During the past couple of years, we have frequently quoted that China and its economy is one of the major influences on world trade. Now, that in itself, to be fair, is not revolutionary or novel, but we mention it again because we under-estimate its impact on our lives at our peril.
Generally speaking, those of us in the western world know that we have an increasingly elderly population which fewer younger people have to support either via their taxes or personally.
Our economies are such that we need to find new growing markets in which to increase our income and wealth and the Asian world has for many years provided that opportunity.
But what if that new source of growth starts to slow down? What impact will it have on the rest of us and just to make it worse, what if all of our customers are experiencing a similar reduction in demand and growth?
Well it does not take an economist to realise that over time these effects could be devastating. If your customers buy less from you, you have less money to buy from others, and they have less money to buy from their suppliers and so the downward spiral begins.
So in recent videos we have highlighted that China announced growth of just 6.6% in 2018 – its lowest rate of growth for 28 years and just 2 days ago it has lowered its GDP forecasts for 2019 to 6% -6.5% and some analysts even see this as optimistic.

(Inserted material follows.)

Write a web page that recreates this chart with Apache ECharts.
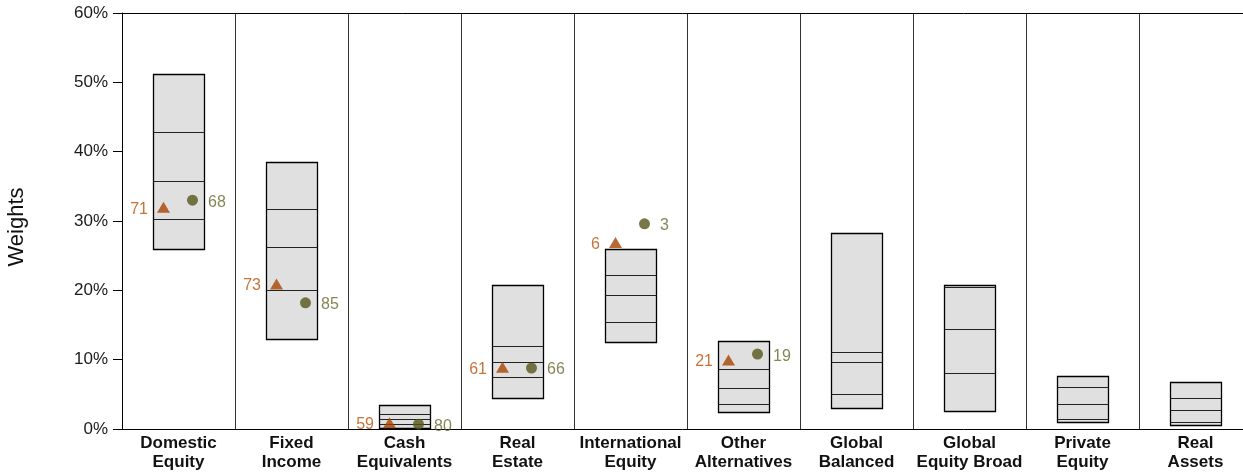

Opening the annual session of China’s Parliament, China’s number two leader Li Keqiang warned the country faces “a tough struggle,” and forecast slower growth of 6% – 6.5% this year, down from a target of around 6.5% . he blames a slowing economy and the US led trade war.
His plan is to boost spending, increase foreign firms’ access to its markets, and cut billions of dollars in taxes – some 2 trillion yuan ($298bn; £227bn)

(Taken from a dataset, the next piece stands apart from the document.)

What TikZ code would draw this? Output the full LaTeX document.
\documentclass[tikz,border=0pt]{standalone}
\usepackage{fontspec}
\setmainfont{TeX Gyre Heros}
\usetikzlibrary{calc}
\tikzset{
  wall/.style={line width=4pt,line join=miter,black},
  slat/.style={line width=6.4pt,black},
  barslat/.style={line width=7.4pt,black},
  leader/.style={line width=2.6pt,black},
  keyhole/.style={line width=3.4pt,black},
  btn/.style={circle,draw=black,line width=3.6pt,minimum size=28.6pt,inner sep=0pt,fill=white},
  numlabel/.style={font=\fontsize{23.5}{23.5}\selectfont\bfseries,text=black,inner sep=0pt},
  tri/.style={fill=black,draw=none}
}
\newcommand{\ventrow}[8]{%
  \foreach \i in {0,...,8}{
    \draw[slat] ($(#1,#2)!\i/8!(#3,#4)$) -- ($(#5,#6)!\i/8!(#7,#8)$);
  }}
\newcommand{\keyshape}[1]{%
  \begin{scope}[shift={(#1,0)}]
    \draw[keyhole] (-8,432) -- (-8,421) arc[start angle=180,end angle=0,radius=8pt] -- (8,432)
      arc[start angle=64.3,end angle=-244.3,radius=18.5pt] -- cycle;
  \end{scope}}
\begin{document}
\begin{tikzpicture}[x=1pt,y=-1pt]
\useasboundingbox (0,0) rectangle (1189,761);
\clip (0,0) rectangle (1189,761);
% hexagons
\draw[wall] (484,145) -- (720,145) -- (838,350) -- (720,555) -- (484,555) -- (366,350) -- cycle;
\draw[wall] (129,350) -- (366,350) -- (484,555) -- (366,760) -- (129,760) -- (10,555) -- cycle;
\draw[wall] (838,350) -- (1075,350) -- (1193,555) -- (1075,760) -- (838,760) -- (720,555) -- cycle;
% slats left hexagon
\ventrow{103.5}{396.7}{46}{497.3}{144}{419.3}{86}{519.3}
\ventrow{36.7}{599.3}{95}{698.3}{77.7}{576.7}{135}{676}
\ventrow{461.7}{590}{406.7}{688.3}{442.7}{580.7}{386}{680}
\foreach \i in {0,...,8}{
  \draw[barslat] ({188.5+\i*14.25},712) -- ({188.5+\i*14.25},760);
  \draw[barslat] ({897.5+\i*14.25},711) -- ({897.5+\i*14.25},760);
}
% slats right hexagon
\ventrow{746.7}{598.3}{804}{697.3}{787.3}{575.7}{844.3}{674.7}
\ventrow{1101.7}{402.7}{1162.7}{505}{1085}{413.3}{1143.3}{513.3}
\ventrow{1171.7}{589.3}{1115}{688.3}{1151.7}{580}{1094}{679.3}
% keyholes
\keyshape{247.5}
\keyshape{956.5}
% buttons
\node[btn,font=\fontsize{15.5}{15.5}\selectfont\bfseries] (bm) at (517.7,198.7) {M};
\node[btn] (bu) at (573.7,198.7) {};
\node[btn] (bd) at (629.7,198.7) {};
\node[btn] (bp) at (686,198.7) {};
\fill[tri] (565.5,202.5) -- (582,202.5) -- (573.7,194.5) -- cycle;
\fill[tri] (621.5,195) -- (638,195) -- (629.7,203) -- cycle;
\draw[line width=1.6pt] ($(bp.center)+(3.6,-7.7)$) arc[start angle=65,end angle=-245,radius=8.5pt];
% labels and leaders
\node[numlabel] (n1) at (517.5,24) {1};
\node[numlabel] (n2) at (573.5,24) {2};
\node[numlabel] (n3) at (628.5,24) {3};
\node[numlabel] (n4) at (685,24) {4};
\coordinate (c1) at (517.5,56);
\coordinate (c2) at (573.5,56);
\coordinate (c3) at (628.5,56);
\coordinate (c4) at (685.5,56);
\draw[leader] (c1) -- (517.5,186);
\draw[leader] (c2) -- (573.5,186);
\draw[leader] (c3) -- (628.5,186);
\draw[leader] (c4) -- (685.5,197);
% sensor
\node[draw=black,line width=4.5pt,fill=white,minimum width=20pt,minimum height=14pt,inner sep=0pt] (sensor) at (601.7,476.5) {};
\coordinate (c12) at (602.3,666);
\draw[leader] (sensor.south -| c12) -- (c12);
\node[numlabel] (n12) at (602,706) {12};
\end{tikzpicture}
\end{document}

A value-added tax (VAT) for transportation and construction sectors will be cut from 10% to 9%, and VAT for manufacturers will fall from 16% to 13%.

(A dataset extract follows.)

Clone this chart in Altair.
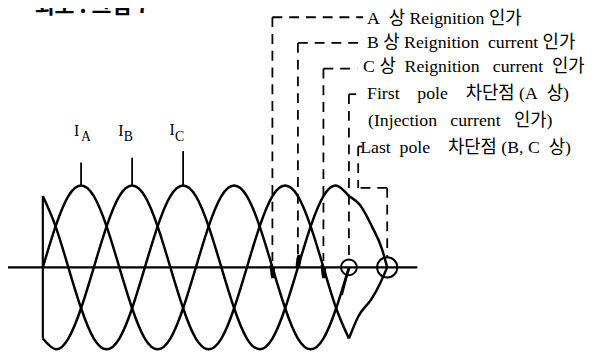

He also stated that China would continue to carry out a prudent monetary policy and use reserve requirements as policy tools. China cut reserve requirements – the amount commercial banks are required to hold on reserve – several times last year to boost lending.
More beneficial to western businesses he also added that Beijing would further relax controls over access to Chinese markets for foreign companies – which is clearly a step in the right direction to encourage an easing of trade tensions between China and the US.
So, we have a clear recognition by the Chinese Authorities that there are difficult times ahead at 6% growth and many analysts do not believe these figures are accurate in the first place. This lowering of taxes and increasing the ability of firms to borrow more cheaply should ensure an uplift in trade, however, that is of course providing the rest of the world is economically strong enough to purchase more products.
Opening its markets to outsiders is potentially dangerous however inevitable and who is to say how ‘liberal’ those laws will prove to be at this stage in the process. With China in trouble and having to adopt these ‘emergency measures’ should provide a cautionary note to the rest of us that we may have to accept a considerable slowing in growth in the next couple of years and indeed look at new markets, where they exist for our entrepreneurs to take advantage of.
From a gold and silver point of view, if the Chinese economy does slowdown that will undoubtedly have an impact on silver demand for industrial purposes and also fewer dollar for the Chinese to spend on gold.
However, if they can maintain their production levels then this would not be affected. Longer term of course the increase in Government borrowing/deficit will one day have to be paid for, but for those of us looking for that uplift in gold and silver prices we should remain optimistic that these measures assist China to continue with its growth program – that said of course hopefully not at the total expense of our own.